═══ Exercise input
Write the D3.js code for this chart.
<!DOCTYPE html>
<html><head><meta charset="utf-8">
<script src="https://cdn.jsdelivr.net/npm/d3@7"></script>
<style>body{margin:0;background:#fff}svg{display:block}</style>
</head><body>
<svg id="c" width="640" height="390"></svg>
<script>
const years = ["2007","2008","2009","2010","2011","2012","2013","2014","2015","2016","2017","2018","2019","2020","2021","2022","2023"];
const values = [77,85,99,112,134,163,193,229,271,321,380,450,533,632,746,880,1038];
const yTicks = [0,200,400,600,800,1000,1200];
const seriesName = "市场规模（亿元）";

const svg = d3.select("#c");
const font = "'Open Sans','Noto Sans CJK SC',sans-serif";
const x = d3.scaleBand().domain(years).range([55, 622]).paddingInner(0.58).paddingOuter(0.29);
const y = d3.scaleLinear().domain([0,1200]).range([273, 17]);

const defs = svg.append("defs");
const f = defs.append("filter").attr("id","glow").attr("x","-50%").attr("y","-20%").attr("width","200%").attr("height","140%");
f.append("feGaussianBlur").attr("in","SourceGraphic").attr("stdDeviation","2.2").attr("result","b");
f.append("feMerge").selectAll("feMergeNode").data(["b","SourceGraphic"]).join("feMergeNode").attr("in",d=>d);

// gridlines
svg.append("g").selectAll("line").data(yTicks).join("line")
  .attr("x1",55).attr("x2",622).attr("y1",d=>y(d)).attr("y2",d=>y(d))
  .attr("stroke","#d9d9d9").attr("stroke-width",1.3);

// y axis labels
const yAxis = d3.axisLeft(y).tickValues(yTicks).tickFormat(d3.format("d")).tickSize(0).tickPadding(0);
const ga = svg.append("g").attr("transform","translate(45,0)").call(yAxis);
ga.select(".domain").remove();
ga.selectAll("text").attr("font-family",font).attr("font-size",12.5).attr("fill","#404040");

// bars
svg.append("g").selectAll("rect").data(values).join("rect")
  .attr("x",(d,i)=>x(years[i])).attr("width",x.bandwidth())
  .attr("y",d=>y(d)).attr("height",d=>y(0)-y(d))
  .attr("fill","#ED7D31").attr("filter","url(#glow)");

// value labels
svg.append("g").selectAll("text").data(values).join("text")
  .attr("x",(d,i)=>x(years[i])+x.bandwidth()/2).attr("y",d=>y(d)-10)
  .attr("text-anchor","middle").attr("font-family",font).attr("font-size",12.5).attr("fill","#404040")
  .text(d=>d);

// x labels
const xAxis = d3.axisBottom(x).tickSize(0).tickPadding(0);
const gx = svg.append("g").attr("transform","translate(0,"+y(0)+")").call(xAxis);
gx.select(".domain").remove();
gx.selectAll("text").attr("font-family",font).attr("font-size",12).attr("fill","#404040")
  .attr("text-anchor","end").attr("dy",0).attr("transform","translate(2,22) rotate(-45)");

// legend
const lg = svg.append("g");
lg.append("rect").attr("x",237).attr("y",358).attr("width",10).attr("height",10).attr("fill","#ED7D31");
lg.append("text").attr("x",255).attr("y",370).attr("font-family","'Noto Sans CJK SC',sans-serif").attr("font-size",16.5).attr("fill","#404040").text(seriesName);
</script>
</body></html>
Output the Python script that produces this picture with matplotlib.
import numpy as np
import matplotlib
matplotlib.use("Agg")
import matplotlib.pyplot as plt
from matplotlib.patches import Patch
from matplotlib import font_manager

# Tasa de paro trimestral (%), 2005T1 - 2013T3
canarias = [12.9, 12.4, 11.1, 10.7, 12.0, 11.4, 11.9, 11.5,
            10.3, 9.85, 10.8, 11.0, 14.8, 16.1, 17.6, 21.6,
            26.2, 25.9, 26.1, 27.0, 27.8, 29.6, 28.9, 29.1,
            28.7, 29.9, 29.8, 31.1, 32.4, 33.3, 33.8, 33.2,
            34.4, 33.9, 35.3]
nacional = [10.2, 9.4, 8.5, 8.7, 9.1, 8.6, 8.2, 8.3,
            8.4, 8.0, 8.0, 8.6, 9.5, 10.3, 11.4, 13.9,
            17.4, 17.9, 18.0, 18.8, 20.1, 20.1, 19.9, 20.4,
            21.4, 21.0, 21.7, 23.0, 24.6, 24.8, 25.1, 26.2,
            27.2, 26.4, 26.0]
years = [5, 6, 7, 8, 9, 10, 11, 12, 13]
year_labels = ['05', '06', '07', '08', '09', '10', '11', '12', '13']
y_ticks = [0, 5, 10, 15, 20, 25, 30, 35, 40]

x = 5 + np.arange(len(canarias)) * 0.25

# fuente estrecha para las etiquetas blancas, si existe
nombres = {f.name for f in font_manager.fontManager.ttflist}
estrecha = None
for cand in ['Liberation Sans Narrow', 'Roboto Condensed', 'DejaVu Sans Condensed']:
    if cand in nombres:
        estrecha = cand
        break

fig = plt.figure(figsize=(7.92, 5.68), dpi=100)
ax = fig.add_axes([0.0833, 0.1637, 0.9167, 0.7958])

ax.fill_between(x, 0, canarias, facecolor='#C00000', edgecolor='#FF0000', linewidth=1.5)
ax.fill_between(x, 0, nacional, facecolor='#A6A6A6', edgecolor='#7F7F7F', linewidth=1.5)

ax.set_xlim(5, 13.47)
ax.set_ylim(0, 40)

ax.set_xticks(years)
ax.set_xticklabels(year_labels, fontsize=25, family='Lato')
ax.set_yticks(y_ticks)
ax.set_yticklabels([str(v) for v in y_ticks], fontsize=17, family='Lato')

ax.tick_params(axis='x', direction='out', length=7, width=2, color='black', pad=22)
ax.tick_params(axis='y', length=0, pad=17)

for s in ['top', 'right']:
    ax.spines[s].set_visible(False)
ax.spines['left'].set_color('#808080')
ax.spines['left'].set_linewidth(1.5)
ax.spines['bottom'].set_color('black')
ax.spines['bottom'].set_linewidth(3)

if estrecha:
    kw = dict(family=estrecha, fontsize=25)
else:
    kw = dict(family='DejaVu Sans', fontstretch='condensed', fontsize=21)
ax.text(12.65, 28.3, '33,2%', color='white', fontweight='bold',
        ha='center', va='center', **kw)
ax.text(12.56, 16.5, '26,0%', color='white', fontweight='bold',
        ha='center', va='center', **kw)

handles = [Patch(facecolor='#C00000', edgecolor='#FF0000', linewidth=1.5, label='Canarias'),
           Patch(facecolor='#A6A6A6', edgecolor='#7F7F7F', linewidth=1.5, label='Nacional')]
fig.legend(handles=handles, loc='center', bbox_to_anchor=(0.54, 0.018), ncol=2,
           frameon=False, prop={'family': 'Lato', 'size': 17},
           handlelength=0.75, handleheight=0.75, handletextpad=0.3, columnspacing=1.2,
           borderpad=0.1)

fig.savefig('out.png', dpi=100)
══════
Write the whole listing out again. Keep every line exactly as it is.

Write the D3.js code for this chart.
<!DOCTYPE html>
<html><head><meta charset="utf-8">
<script src="https://cdn.jsdelivr.net/npm/d3@7"></script>
<style>body{margin:0;background:#fff}svg{display:block}</style>
</head><body>
<svg id="c" width="640" height="390"></svg>
<script>
const years = ["2007","2008","2009","2010","2011","2012","2013","2014","2015","2016","2017","2018","2019","2020","2021","2022","2023"];
const values = [77,85,99,112,134,163,193,229,271,321,380,450,533,632,746,880,1038];
const yTicks = [0,200,400,600,800,1000,1200];
const seriesName = "市场规模（亿元）";

const svg = d3.select("#c");
const font = "'Open Sans','Noto Sans CJK SC',sans-serif";
const x = d3.scaleBand().domain(years).range([55, 622]).paddingInner(0.58).paddingOuter(0.29);
const y = d3.scaleLinear().domain([0,1200]).range([273, 17]);

const defs = svg.append("defs");
const f = defs.append("filter").attr("id","glow").attr("x","-50%").attr("y","-20%").attr("width","200%").attr("height","140%");
f.append("feGaussianBlur").attr("in","SourceGraphic").attr("stdDeviation","2.2").attr("result","b");
f.append("feMerge").selectAll("feMergeNode").data(["b","SourceGraphic"]).join("feMergeNode").attr("in",d=>d);

// gridlines
svg.append("g").selectAll("line").data(yTicks).join("line")
  .attr("x1",55).attr("x2",622).attr("y1",d=>y(d)).attr("y2",d=>y(d))
  .attr("stroke","#d9d9d9").attr("stroke-width",1.3);

// y axis labels
const yAxis = d3.axisLeft(y).tickValues(yTicks).tickFormat(d3.format("d")).tickSize(0).tickPadding(0);
const ga = svg.append("g").attr("transform","translate(45,0)").call(yAxis);
ga.select(".domain").remove();
ga.selectAll("text").attr("font-family",font).attr("font-size",12.5).attr("fill","#404040");

// bars
svg.append("g").selectAll("rect").data(values).join("rect")
  .attr("x",(d,i)=>x(years[i])).attr("width",x.bandwidth())
  .attr("y",d=>y(d)).attr("height",d=>y(0)-y(d))
  .attr("fill","#ED7D31").attr("filter","url(#glow)");

// value labels
svg.append("g").selectAll("text").data(values).join("text")
  .attr("x",(d,i)=>x(years[i])+x.bandwidth()/2).attr("y",d=>y(d)-10)
  .attr("text-anchor","middle").attr("font-family",font).attr("font-size",12.5).attr("fill","#404040")
  .text(d=>d);

// x labels
const xAxis = d3.axisBottom(x).tickSize(0).tickPadding(0);
const gx = svg.append("g").attr("transform","translate(0,"+y(0)+")").call(xAxis);
gx.select(".domain").remove();
gx.selectAll("text").attr("font-family",font).attr("font-size",12).attr("fill","#404040")
  .attr("text-anchor","end").attr("dy",0).attr("transform","translate(2,22) rotate(-45)");

// legend
const lg = svg.append("g");
lg.append("rect").attr("x",237).attr("y",358).attr("width",10).attr("height",10).attr("fill","#ED7D31");
lg.append("text").attr("x",255).attr("y",370).attr("font-family","'Noto Sans CJK SC',sans-serif").attr("font-size",16.5).attr("fill","#404040").text(seriesName);
</script>
</body></html>
Output the Python script that produces this picture with matplotlib.
import numpy as np
import matplotlib
matplotlib.use("Agg")
import matplotlib.pyplot as plt
from matplotlib.patches import Patch
from matplotlib import font_manager

# Tasa de paro trimestral (%), 2005T1 - 2013T3
canarias = [12.9, 12.4, 11.1, 10.7, 12.0, 11.4, 11.9, 11.5,
            10.3, 9.85, 10.8, 11.0, 14.8, 16.1, 17.6, 21.6,
            26.2, 25.9, 26.1, 27.0, 27.8, 29.6, 28.9, 29.1,
            28.7, 29.9, 29.8, 31.1, 32.4, 33.3, 33.8, 33.2,
            34.4, 33.9, 35.3]
nacional = [10.2, 9.4, 8.5, 8.7, 9.1, 8.6, 8.2, 8.3,
            8.4, 8.0, 8.0, 8.6, 9.5, 10.3, 11.4, 13.9,
            17.4, 17.9, 18.0, 18.8, 20.1, 20.1, 19.9, 20.4,
            21.4, 21.0, 21.7, 23.0, 24.6, 24.8, 25.1, 26.2,
            27.2, 26.4, 26.0]
years = [5, 6, 7, 8, 9, 10, 11, 12, 13]
year_labels = ['05', '06', '07', '08', '09', '10', '11', '12', '13']
y_ticks = [0, 5, 10, 15, 20, 25, 30, 35, 40]

x = 5 + np.arange(len(canarias)) * 0.25

# fuente estrecha para las etiquetas blancas, si existe
nombres = {f.name for f in font_manager.fontManager.ttflist}
estrecha = None
for cand in ['Liberation Sans Narrow', 'Roboto Condensed', 'DejaVu Sans Condensed']:
    if cand in nombres:
        estrecha = cand
        break

fig = plt.figure(figsize=(7.92, 5.68), dpi=100)
ax = fig.add_axes([0.0833, 0.1637, 0.9167, 0.7958])

ax.fill_between(x, 0, canarias, facecolor='#C00000', edgecolor='#FF0000', linewidth=1.5)
ax.fill_between(x, 0, nacional, facecolor='#A6A6A6', edgecolor='#7F7F7F', linewidth=1.5)

ax.set_xlim(5, 13.47)
ax.set_ylim(0, 40)

ax.set_xticks(years)
ax.set_xticklabels(year_labels, fontsize=25, family='Lato')
ax.set_yticks(y_ticks)
ax.set_yticklabels([str(v) for v in y_ticks], fontsize=17, family='Lato')

ax.tick_params(axis='x', direction='out', length=7, width=2, color='black', pad=22)
ax.tick_params(axis='y', length=0, pad=17)

for s in ['top', 'right']:
    ax.spines[s].set_visible(False)
ax.spines['left'].set_color('#808080')
ax.spines['left'].set_linewidth(1.5)
ax.spines['bottom'].set_color('black')
ax.spines['bottom'].set_linewidth(3)

if estrecha:
    kw = dict(family=estrecha, fontsize=25)
else:
    kw = dict(family='DejaVu Sans', fontstretch='condensed', fontsize=21)
ax.text(12.65, 28.3, '33,2%', color='white', fontweight='bold',
        ha='center', va='center', **kw)
ax.text(12.56, 16.5, '26,0%', color='white', fontweight='bold',
        ha='center', va='center', **kw)

handles = [Patch(facecolor='#C00000', edgecolor='#FF0000', linewidth=1.5, label='Canarias'),
           Patch(facecolor='#A6A6A6', edgecolor='#7F7F7F', linewidth=1.5, label='Nacional')]
fig.legend(handles=handles, loc='center', bbox_to_anchor=(0.54, 0.018), ncol=2,
           frameon=False, prop={'family': 'Lato', 'size': 17},
           handlelength=0.75, handleheight=0.75, handletextpad=0.3, columnspacing=1.2,
           borderpad=0.1)

fig.savefig('out.png', dpi=100)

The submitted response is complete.